:: Records shown

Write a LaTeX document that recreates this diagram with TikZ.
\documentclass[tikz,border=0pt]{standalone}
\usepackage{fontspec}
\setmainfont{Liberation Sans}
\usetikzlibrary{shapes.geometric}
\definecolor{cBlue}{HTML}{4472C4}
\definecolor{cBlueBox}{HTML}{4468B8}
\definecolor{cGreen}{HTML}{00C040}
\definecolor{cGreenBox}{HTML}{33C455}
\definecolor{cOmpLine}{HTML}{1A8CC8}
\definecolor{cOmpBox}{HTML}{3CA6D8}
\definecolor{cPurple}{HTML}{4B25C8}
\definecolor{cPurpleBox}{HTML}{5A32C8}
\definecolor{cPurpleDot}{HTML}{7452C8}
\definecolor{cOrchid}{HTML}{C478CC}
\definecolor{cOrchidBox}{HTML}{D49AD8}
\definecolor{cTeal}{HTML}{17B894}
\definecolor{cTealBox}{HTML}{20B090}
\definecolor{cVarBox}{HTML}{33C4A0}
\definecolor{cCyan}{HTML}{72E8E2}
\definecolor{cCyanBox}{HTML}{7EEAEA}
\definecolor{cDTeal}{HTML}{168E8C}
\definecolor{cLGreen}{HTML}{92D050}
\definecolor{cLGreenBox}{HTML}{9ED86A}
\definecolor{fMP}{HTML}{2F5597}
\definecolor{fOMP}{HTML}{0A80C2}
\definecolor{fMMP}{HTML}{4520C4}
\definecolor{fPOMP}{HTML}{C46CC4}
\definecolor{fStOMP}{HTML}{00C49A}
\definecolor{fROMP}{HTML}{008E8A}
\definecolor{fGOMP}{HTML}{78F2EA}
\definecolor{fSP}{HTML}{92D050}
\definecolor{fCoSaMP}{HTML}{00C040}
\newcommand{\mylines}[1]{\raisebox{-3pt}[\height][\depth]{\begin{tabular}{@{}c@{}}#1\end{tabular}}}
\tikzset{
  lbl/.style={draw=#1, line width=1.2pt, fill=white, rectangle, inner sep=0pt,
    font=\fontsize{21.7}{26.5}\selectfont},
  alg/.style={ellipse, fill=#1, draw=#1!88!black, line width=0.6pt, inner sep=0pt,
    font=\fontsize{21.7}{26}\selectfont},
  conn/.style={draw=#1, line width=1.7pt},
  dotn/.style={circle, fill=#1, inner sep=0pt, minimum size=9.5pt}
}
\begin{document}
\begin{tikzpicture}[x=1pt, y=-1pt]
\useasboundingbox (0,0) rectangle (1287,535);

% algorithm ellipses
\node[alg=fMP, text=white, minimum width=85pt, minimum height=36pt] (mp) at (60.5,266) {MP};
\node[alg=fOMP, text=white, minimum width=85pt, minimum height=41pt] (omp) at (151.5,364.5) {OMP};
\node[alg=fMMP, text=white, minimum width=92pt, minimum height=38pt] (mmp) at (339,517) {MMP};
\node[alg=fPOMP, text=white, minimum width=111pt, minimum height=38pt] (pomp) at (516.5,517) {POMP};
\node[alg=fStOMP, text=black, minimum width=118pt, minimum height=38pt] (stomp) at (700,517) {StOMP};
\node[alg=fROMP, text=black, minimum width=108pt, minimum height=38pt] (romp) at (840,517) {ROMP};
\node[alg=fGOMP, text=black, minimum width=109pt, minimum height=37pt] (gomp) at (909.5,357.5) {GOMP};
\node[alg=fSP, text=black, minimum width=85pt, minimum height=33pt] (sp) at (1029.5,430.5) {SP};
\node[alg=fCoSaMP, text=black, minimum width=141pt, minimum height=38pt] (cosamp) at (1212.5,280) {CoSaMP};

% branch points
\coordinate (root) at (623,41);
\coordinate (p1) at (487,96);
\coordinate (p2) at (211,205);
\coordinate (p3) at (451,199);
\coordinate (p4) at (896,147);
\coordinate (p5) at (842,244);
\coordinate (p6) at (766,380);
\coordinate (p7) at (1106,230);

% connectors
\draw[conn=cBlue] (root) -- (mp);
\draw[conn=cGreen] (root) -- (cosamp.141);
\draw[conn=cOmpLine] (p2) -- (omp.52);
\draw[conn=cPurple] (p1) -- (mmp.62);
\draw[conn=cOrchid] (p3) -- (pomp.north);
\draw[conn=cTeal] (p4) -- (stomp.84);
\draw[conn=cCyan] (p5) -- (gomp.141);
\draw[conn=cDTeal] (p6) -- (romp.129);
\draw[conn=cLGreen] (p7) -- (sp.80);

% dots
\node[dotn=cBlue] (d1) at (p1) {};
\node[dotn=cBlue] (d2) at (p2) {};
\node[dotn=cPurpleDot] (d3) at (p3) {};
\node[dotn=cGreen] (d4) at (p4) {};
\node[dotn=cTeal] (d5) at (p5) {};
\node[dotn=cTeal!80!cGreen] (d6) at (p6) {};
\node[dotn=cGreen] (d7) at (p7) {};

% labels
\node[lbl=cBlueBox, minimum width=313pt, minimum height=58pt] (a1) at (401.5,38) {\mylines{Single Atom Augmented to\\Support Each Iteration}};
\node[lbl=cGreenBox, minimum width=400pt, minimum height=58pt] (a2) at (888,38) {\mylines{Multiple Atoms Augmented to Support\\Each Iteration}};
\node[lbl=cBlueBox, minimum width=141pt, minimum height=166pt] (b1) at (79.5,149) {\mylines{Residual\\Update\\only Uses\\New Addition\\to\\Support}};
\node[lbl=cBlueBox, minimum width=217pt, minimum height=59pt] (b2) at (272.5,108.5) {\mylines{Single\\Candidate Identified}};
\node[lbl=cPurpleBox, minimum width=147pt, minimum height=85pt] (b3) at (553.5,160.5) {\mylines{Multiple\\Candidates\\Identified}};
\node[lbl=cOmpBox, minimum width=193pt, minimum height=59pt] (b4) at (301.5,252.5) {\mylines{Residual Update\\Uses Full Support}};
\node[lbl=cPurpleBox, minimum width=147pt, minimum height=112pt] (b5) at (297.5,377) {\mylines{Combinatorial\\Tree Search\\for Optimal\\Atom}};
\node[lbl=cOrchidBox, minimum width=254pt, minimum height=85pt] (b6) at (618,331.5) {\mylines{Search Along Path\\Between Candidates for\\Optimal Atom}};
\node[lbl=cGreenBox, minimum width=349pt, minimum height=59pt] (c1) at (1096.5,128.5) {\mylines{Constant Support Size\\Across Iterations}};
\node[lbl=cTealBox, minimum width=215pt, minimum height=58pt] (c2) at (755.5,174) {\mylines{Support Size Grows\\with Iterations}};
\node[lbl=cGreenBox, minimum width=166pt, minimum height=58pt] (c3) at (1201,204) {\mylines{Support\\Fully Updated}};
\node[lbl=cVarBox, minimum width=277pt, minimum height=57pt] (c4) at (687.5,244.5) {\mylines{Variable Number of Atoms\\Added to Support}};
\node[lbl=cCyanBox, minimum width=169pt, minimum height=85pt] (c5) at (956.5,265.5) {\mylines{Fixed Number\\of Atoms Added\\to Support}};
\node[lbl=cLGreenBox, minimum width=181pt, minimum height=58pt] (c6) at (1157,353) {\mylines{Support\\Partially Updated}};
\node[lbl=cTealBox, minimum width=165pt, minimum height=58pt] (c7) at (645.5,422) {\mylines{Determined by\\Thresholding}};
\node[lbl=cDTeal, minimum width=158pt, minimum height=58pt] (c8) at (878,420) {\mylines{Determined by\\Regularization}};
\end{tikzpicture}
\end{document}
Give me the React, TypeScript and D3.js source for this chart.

::::

- _Do this_
Copy the data above in full, character for character.

- _Complete response_
Write a LaTeX document that recreates this diagram with TikZ.
\documentclass[tikz,border=0pt]{standalone}
\usepackage{fontspec}
\setmainfont{Liberation Sans}
\usetikzlibrary{shapes.geometric}
\definecolor{cBlue}{HTML}{4472C4}
\definecolor{cBlueBox}{HTML}{4468B8}
\definecolor{cGreen}{HTML}{00C040}
\definecolor{cGreenBox}{HTML}{33C455}
\definecolor{cOmpLine}{HTML}{1A8CC8}
\definecolor{cOmpBox}{HTML}{3CA6D8}
\definecolor{cPurple}{HTML}{4B25C8}
\definecolor{cPurpleBox}{HTML}{5A32C8}
\definecolor{cPurpleDot}{HTML}{7452C8}
\definecolor{cOrchid}{HTML}{C478CC}
\definecolor{cOrchidBox}{HTML}{D49AD8}
\definecolor{cTeal}{HTML}{17B894}
\definecolor{cTealBox}{HTML}{20B090}
\definecolor{cVarBox}{HTML}{33C4A0}
\definecolor{cCyan}{HTML}{72E8E2}
\definecolor{cCyanBox}{HTML}{7EEAEA}
\definecolor{cDTeal}{HTML}{168E8C}
\definecolor{cLGreen}{HTML}{92D050}
\definecolor{cLGreenBox}{HTML}{9ED86A}
\definecolor{fMP}{HTML}{2F5597}
\definecolor{fOMP}{HTML}{0A80C2}
\definecolor{fMMP}{HTML}{4520C4}
\definecolor{fPOMP}{HTML}{C46CC4}
\definecolor{fStOMP}{HTML}{00C49A}
\definecolor{fROMP}{HTML}{008E8A}
\definecolor{fGOMP}{HTML}{78F2EA}
\definecolor{fSP}{HTML}{92D050}
\definecolor{fCoSaMP}{HTML}{00C040}
\newcommand{\mylines}[1]{\raisebox{-3pt}[\height][\depth]{\begin{tabular}{@{}c@{}}#1\end{tabular}}}
\tikzset{
  lbl/.style={draw=#1, line width=1.2pt, fill=white, rectangle, inner sep=0pt,
    font=\fontsize{21.7}{26.5}\selectfont},
  alg/.style={ellipse, fill=#1, draw=#1!88!black, line width=0.6pt, inner sep=0pt,
    font=\fontsize{21.7}{26}\selectfont},
  conn/.style={draw=#1, line width=1.7pt},
  dotn/.style={circle, fill=#1, inner sep=0pt, minimum size=9.5pt}
}
\begin{document}
\begin{tikzpicture}[x=1pt, y=-1pt]
\useasboundingbox (0,0) rectangle (1287,535);

% algorithm ellipses
\node[alg=fMP, text=white, minimum width=85pt, minimum height=36pt] (mp) at (60.5,266) {MP};
\node[alg=fOMP, text=white, minimum width=85pt, minimum height=41pt] (omp) at (151.5,364.5) {OMP};
\node[alg=fMMP, text=white, minimum width=92pt, minimum height=38pt] (mmp) at (339,517) {MMP};
\node[alg=fPOMP, text=white, minimum width=111pt, minimum height=38pt] (pomp) at (516.5,517) {POMP};
\node[alg=fStOMP, text=black, minimum width=118pt, minimum height=38pt] (stomp) at (700,517) {StOMP};
\node[alg=fROMP, text=black, minimum width=108pt, minimum height=38pt] (romp) at (840,517) {ROMP};
\node[alg=fGOMP, text=black, minimum width=109pt, minimum height=37pt] (gomp) at (909.5,357.5) {GOMP};
\node[alg=fSP, text=black, minimum width=85pt, minimum height=33pt] (sp) at (1029.5,430.5) {SP};
\node[alg=fCoSaMP, text=black, minimum width=141pt, minimum height=38pt] (cosamp) at (1212.5,280) {CoSaMP};

% branch points
\coordinate (root) at (623,41);
\coordinate (p1) at (487,96);
\coordinate (p2) at (211,205);
\coordinate (p3) at (451,199);
\coordinate (p4) at (896,147);
\coordinate (p5) at (842,244);
\coordinate (p6) at (766,380);
\coordinate (p7) at (1106,230);

% connectors
\draw[conn=cBlue] (root) -- (mp);
\draw[conn=cGreen] (root) -- (cosamp.141);
\draw[conn=cOmpLine] (p2) -- (omp.52);
\draw[conn=cPurple] (p1) -- (mmp.62);
\draw[conn=cOrchid] (p3) -- (pomp.north);
\draw[conn=cTeal] (p4) -- (stomp.84);
\draw[conn=cCyan] (p5) -- (gomp.141);
\draw[conn=cDTeal] (p6) -- (romp.129);
\draw[conn=cLGreen] (p7) -- (sp.80);

% dots
\node[dotn=cBlue] (d1) at (p1) {};
\node[dotn=cBlue] (d2) at (p2) {};
\node[dotn=cPurpleDot] (d3) at (p3) {};
\node[dotn=cGreen] (d4) at (p4) {};
\node[dotn=cTeal] (d5) at (p5) {};
\node[dotn=cTeal!80!cGreen] (d6) at (p6) {};
\node[dotn=cGreen] (d7) at (p7) {};

% labels
\node[lbl=cBlueBox, minimum width=313pt, minimum height=58pt] (a1) at (401.5,38) {\mylines{Single Atom Augmented to\\Support Each Iteration}};
\node[lbl=cGreenBox, minimum width=400pt, minimum height=58pt] (a2) at (888,38) {\mylines{Multiple Atoms Augmented to Support\\Each Iteration}};
\node[lbl=cBlueBox, minimum width=141pt, minimum height=166pt] (b1) at (79.5,149) {\mylines{Residual\\Update\\only Uses\\New Addition\\to\\Support}};
\node[lbl=cBlueBox, minimum width=217pt, minimum height=59pt] (b2) at (272.5,108.5) {\mylines{Single\\Candidate Identified}};
\node[lbl=cPurpleBox, minimum width=147pt, minimum height=85pt] (b3) at (553.5,160.5) {\mylines{Multiple\\Candidates\\Identified}};
\node[lbl=cOmpBox, minimum width=193pt, minimum height=59pt] (b4) at (301.5,252.5) {\mylines{Residual Update\\Uses Full Support}};
\node[lbl=cPurpleBox, minimum width=147pt, minimum height=112pt] (b5) at (297.5,377) {\mylines{Combinatorial\\Tree Search\\for Optimal\\Atom}};
\node[lbl=cOrchidBox, minimum width=254pt, minimum height=85pt] (b6) at (618,331.5) {\mylines{Search Along Path\\Between Candidates for\\Optimal Atom}};
\node[lbl=cGreenBox, minimum width=349pt, minimum height=59pt] (c1) at (1096.5,128.5) {\mylines{Constant Support Size\\Across Iterations}};
\node[lbl=cTealBox, minimum width=215pt, minimum height=58pt] (c2) at (755.5,174) {\mylines{Support Size Grows\\with Iterations}};
\node[lbl=cGreenBox, minimum width=166pt, minimum height=58pt] (c3) at (1201,204) {\mylines{Support\\Fully Updated}};
\node[lbl=cVarBox, minimum width=277pt, minimum height=57pt] (c4) at (687.5,244.5) {\mylines{Variable Number of Atoms\\Added to Support}};
\node[lbl=cCyanBox, minimum width=169pt, minimum height=85pt] (c5) at (956.5,265.5) {\mylines{Fixed Number\\of Atoms Added\\to Support}};
\node[lbl=cLGreenBox, minimum width=181pt, minimum height=58pt] (c6) at (1157,353) {\mylines{Support\\Partially Updated}};
\node[lbl=cTealBox, minimum width=165pt, minimum height=58pt] (c7) at (645.5,422) {\mylines{Determined by\\Thresholding}};
\node[lbl=cDTeal, minimum width=158pt, minimum height=58pt] (c8) at (878,420) {\mylines{Determined by\\Regularization}};
\end{tikzpicture}
\end{document}
Give me the React, TypeScript and D3.js source for this chart.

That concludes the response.